Lady Bird – Mudança e Identificação

 

Confesso que até ver Lady Bird: É Hora de Voar (Lady Bird, 2017) eu estava com bastante receio de me frustrar. Após o filme conseguir 100% de aprovação no Rotten Tomatoes – feito obtido apenas por Toy Story 2 (1999) – um imaginário de expectativas se criou acerca do filme, as críticas positivas formaram um mar de promessas que poderiam não ser cumpridas. Felizmente, não me senti decepcionado após assisti-lo.
Acompanhamos a história de uma garota chamada Christine McPherson (Saoirse Ronan) que decide adotar um novo nome: “Lady Bird”. A narrativa trata-se de um coming-of-age situado nos fins de 2002 e começo de 2003, passando pelo período em que a protagonista está terminando o ensino médio e se preparando para ir para a faculdade.
Na cena inicial, temos Lady e sua mãe terminando de ouvir um audiobook em fita do livro de John Steinbeck, “As Vinhas da Ira”. Somos apresentados ao contexto do relacionamento das duas que se equilibra entre extremos. Essa é uma das poucas cenas de ternura entre elas e é logo seguida de uma discussão que fala muito sobre essa forma de se relacionar das personagens.

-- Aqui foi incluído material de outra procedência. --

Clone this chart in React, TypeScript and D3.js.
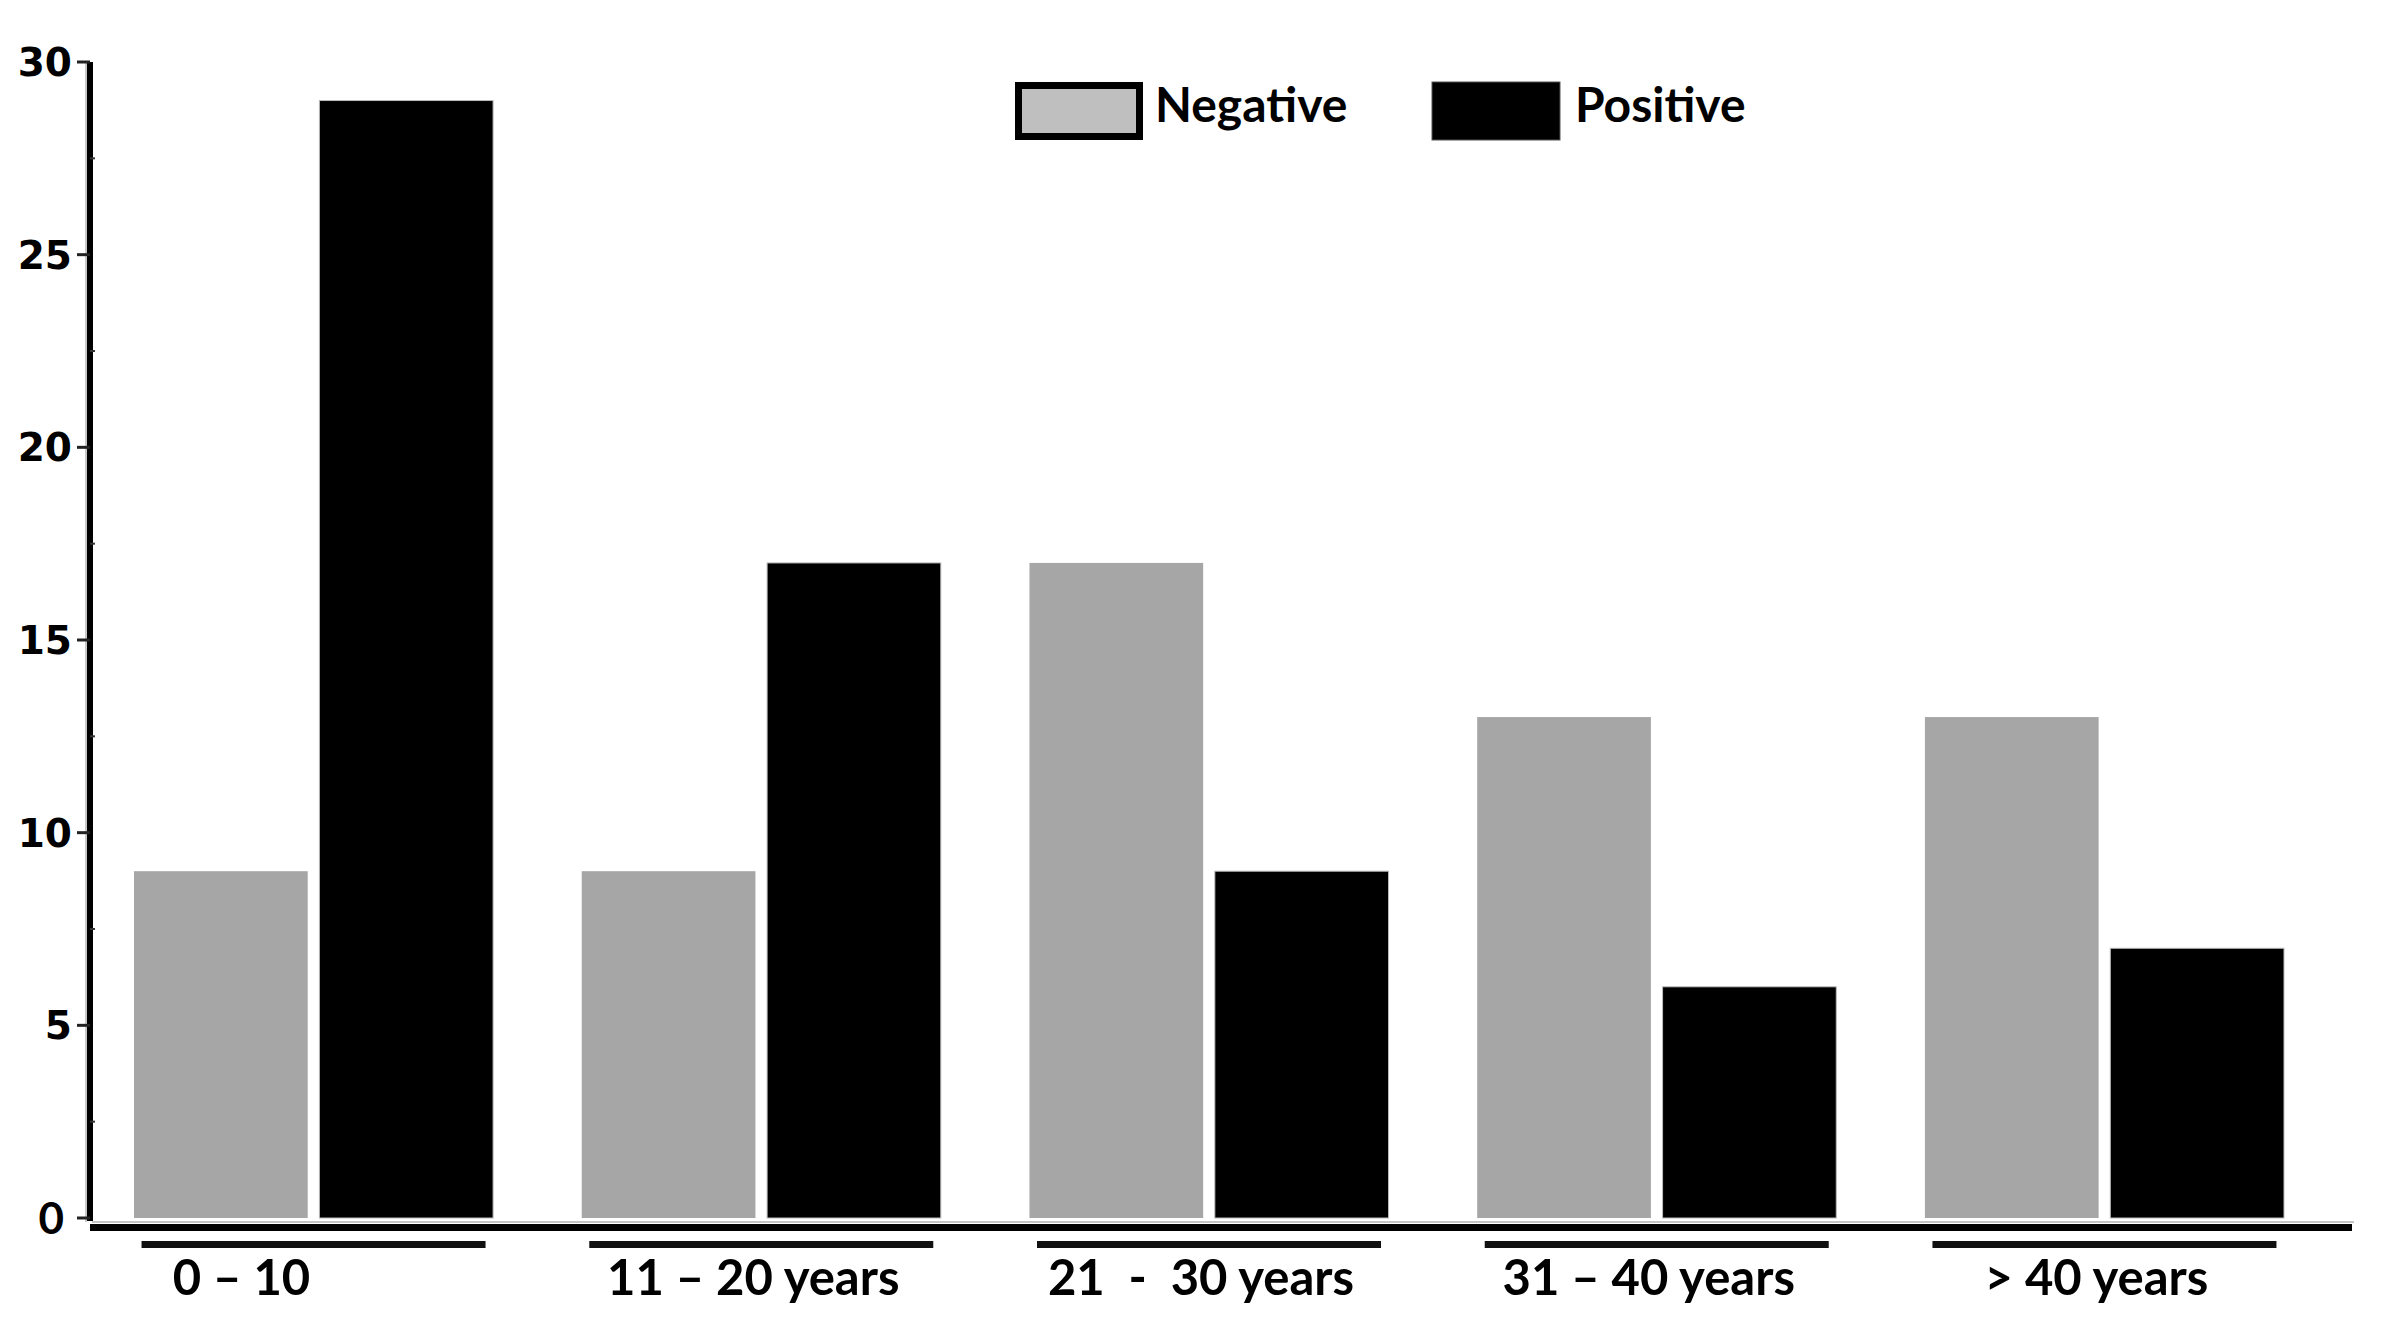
import React from "react";
import * as d3 from "d3";

const categories = ["0 – 10", "11 – 20 years", "21  -  30 years", "31 – 40 years", "> 40 years"];
const seriesNames = ["Negative", "Positive"];
const negative = [9, 9, 17, 13, 13];
const positive = [29, 17, 9, 6, 7];
const yTicks = [0, 5, 10, 15, 20, 25, 30];
const yMinorTicks = [2.5, 7.5, 12.5, 17.5, 22.5, 27.5];

const W = 2383;
const H = 1329;
const barColor: Record<string, string> = { Negative: "#a6a6a6", Positive: "#000000" };
const swatchColor: Record<string, string> = { Negative: "#bfbfbf", Positive: "#000000" };
const labelFont = "Lato, 'Open Sans', sans-serif";

export default function App() {
  const x = d3.scaleBand<string>().domain(categories).range([134, 2284]).paddingInner(0.198).paddingOuter(0);
  const xs = d3.scaleBand<string>().domain(seriesNames).range([0, x.bandwidth()]).paddingInner(0.063);
  const y = d3.scaleLinear().domain([0, 30]).range([1218, 62]);

  const rows = categories.map((c, i) => ({ cat: c, values: [negative[i], positive[i]] }));
  const axisX = 90;
  const baseY = y(0);

  return (
    <svg width={W} height={H} style={{ position: "absolute", left: 0, top: 0, background: "#fff" }}>
      {/* bars */}
      {rows.map((r) => (
        <g key={r.cat} transform={`translate(${x(r.cat)},0)`}>
          {r.values.map((v, j) => (
            <rect
              key={j}
              x={xs(seriesNames[j])}
              y={y(v)}
              width={xs.bandwidth()}
              height={baseY - y(v)}
              fill={barColor[seriesNames[j]]}
              stroke={j === 1 ? "#bbb" : "none"}
              strokeWidth={1}
            />
          ))}
        </g>
      ))}

      {/* y axis */}
      <line x1={axisX - 4} x2={axisX - 4} y1={y(30)} y2={baseY + 4} stroke="#c8c8c8" strokeWidth={2} />
      <line x1={axisX} x2={axisX} y1={y(30)} y2={baseY + 3} stroke="#000" strokeWidth={6} />
      {yTicks.map((t) => (
        <line key={t} x1={axisX - 13} x2={axisX} y1={y(t)} y2={y(t)} stroke="#222" strokeWidth={3} />
      ))}
      {yMinorTicks.map((t) => (
        <line key={t} x1={axisX} x2={axisX + 5} y1={y(t)} y2={y(t)} stroke="#333" strokeWidth={2} />
      ))}
      {yTicks.map((t) =>
        t === 0 ? (
          <text key={t} x={64} y={y(t)} dy="0.36em" textAnchor="end" fontFamily={labelFont} fontWeight={700} fontSize={44}>
            {t}
          </text>
        ) : (
          <text key={t} x={72} y={y(t)} dy="0.36em" textAnchor="end" fontFamily="'DejaVu Sans', sans-serif" fontWeight={700} fontSize={39}>
            {t}
          </text>
        )
      )}

      {/* x axis */}
      <line x1={axisX + 2} x2={2354} y1={baseY + 4} y2={baseY + 4} stroke="#c4c4c4" strokeWidth={2} />
      <line x1={axisX} x2={2352} y1={baseY + 9.5} y2={baseY + 9.5} stroke="#000" strokeWidth={7} />

      {/* group underlines and labels */}
      {categories.map((c, i) => {
        const cx = (x(c) ?? 0) + x.bandwidth() / 2;
        return (
          <g key={c}>
            <line x1={cx - 172} x2={cx + 172} y1={baseY + 26.5} y2={baseY + 26.5} stroke="#111" strokeWidth={7} />
            <text
              x={cx}
              dx={i === 0 ? -72 : -8}
              y={1295}
              textAnchor="middle"
              fontFamily={labelFont}
              fontWeight={700}
              fontSize={49}
              style={{ whiteSpace: "pre" }}
            >
              {c}
            </text>
          </g>
        );
      })}

      {/* legend */}
      {seriesNames.map((s, i) => {
        const lx = 1015 + i * 417;
        return (
          <g key={s}>
            {s === "Negative" ? (
              <rect x={lx + 3.5} y={85.5} width={121} height={51} fill={swatchColor[s]} stroke="#000" strokeWidth={7} />
            ) : (
              <rect x={lx} y={82} width={128} height={58} fill={swatchColor[s]} stroke="#555" strokeWidth={1} />
            )}
            <text x={lx + 140 + (i === 1 ? 3 : 0)} y={122} fontFamily={labelFont} fontWeight={700} fontSize={48}>
              {s}
            </text>
          </g>
        );
      })}
    </svg>
  );
}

O livro de Steinbeck trata da jornada de uma família no período da depressão dos Estados Unidos. Tendo em vista que suas terras estão improdutivas, a família segue para se refugiar na Califórnia que é onde a história do filme se passa, em Sacramento. As referências no filme são muito bem utilizadas e falam muito sobre a cultura norte americana. A diretora Greta Gerwig fala um pouco sobre essas referências em uma entrevista à Huffpost.
Nos últimos anos tivemos dois filmes do âmbito dos coming-of-ages que foram grandes sucessos de público e crítica e que foram protagonizados por homens: Boyhood: da Infância à Juventude (Boyhood, 2014) e As Vantagens de Ser Invisível (The Perks of Being a Wallflower, 2012). Quando penso em coming of age protagonizado por mulheres só penso no cinema de Céline Sciamma, especificamente em Garotas (Bande de Filles, 2014) e Lírios d’Água (Naissance des pieuvres, 2007). Por isso ter um filme com tamanha aceitação e que trata do tema de uma forma renovada é tão interessante e importante.
Essa obra marca a estreia de Greta Gerwig na direção após ter feito ótimos trabalhos enquanto atriz (Frances Ha, Mistress America, 20th Century Women) O equilíbrio que ela encontrou para tratar do tema é impressionante. A história em si é muito bem construída, mostrando as relações familiares, escolares e da protagonista consigo mesma de forma única. São poucos os filmes que se propõem a abarcar tantos temas e consegue encontrar a medida certa para que tudo seja bem trabalhado. A história se desenvolve aos poucos e conseguimos entender quais acontecimentos norteiam as transformações e decisões da protagonista.
Encarnada por Saoirse Ronan, Lady Bird é uma personagem que anseia por mudanças. Ela quer ter novas experiências, viver um amor, ler deitada e viver do outro lado do trilho. (Trocadilho usado por ela mesma para se referir ao local que mora como “o lado errado” do trilho) Ela é uma personagem consciente de suas atitudes e em nenhum momento é ingênua, ela é genuinamente boa. Esse papel serviu como um presente a Saoirse, que a permite trabalhar várias facetas de sua transformação pessoal. Nesse caso, não há no filme um momento chave em que a personagem muda completamente, a mudança ocorre de maneira gradual.
O restante do time de atores trabalha muito bem seus papéis coadjuvantes. Laurie Metcalf está fantástica no papel da mãe. Seu trabalho confere profundidade à personagem de forma que só alguém consciente do que faz é capaz. É incrível como conseguimos entender as motivações da personagem e como a caracterização ajuda a entender as nuances para além das falas. Destaque também para Lucas Hedges que interpreta Danny O’Neill, Timonthée Chalamet que entrega incrivelmente a postura de embuste e Beanie Feldstein que está maravilhosa no papel de Julie, melhor amiga de Lady Bird, e, do núcleo escolar, o melhor personagem.
Greta trata de um tema que lhe é familiar, ela utiliza muito de sua vivência para construir a personagem e mostra total domínio de quem entende o que é contar uma história. Lady Bird é um filme que trata das relações e dos afetos, por isso é tão fácil se identificar e gostar da história. No fundo, todos nós passamos por esse período de descobertas e mudanças e é reconfortante se ver na tela.